Ao longo do tempo, as duas definições têm contribuído para empilhar cadáveres e acumular mares de sangue, suor e lágrimas (para repetirmos a expressão tão inglesa): a primeira lança o convite tentador para a construção de um mundo justo, enquanto a segunda adverte para o caráter quimérico desse ideal, que mesmo assim (ou talvez justamente por isso) tem sido teimosamente replicado. Neste diálogo de surdos, neste verdadeiro prontuário de equívocos, poucos se dão conta do engano maior — cujo esclarecimento aos menos faria jus à grandeza e à boa fé de São Tomás More.
Por citarem o livro principalmente “de ouvido ou de internet”, o fato é que a maioria de seus leitores (os que o defendem e os que o detratam) não tem a noção verdadeira dos propósitos do livro — ou mesmo de sua própria estrutura narrativa. E tais “detalhes” fazem toda a diferença.

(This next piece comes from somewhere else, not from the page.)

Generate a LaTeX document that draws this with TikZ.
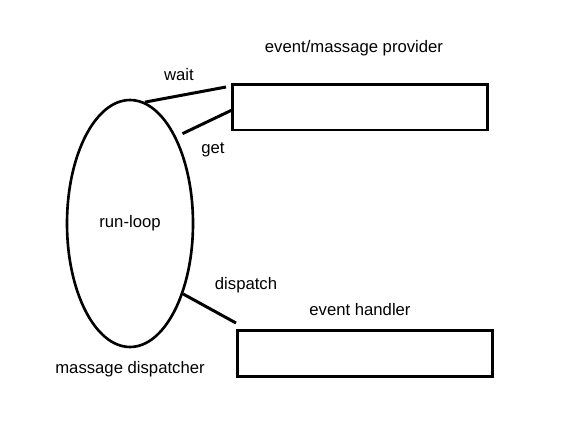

Antes de mais nada: o testemunho entusiasmado da visita à Ilha de Utopia, que constitui a (quase) totalidade do livro, não é do autor Tomás More, mas de um amigo, o “notável Rafael Hitlodeu”, sobre cuja existência real os historiadores e demais especialistas tendem a divergir. Mas o principal é que o registro sobre as finanças, a estrutura política planejada, os costumes um tanto artificiais — tudo faz parte do depoimento de Rafael. Na verdade, More só assume a primeira pessoa narrativa nos últimos parágrafos do livro — e, ao contrário do que se supõe, sua intenção é criticar. Confiram:
“Quando Rafael terminou sua história, várias das leis e costumes dos utopienses descritos por ele me pareceram um tanto absurdos. Seus métodos de fazer guerra, suas cerimônias religiosas e seus costumes sociais são alguns deles. Mas minha principal objeção referia-se à base de todo o sistema, ou seja, sua vida comunal e sua economia sem moeda”. (Os grifos sãos meus)
Em consideração misericordiosa ao cansaço do amigo, que terminava de falar por longas horas, o fato é que Tomás More apenas comenta que se absteve de refutar, aguardando uma ocasião mais propícia — que ele, cautelosamente, delega à imaginação dos leitores. Todos nós.
Crescem os enganos, renova-se a lenda
Na cartografia dos erros de interpretação dos homens, a utopia efetivamente delineada por São Tomás More (com o intuito de ajudar a corrigir “o caráter dos homens”) ocupa um lugar acanhado, cercada por continentes imensos de enganos. Mas consola saber que sua verdadeira história está registrada em edições bem cuidadas de suas 'Obras Completas', que o leitor pode encontrar em qualquer pesquisa rápida na internet. Mencione-se aqui ao menos uma edição, da Yale University Press (The Complete Works of St. Thomas More).
Mas vale também recordar as palavras de More, após decretarem sua sentença fatal. Não se sabe se fiéis e verídicas, mas elas estão numa das cenas finais do filme O Homem que Não Vendeu Sua Alma (A Man for All Seasons), de Fred Zinnemann (1966), proferidas por Paul Scofield, em performance emocionante, literalmente dignas de um Oscar (que lhe foi outorgado, como Melhor Ator):
“Não pratico mal algum, não digo mal algum, não penso mal algum. E, se isso não basta para manter um homem vivo, então de boa fé não desejo viver”.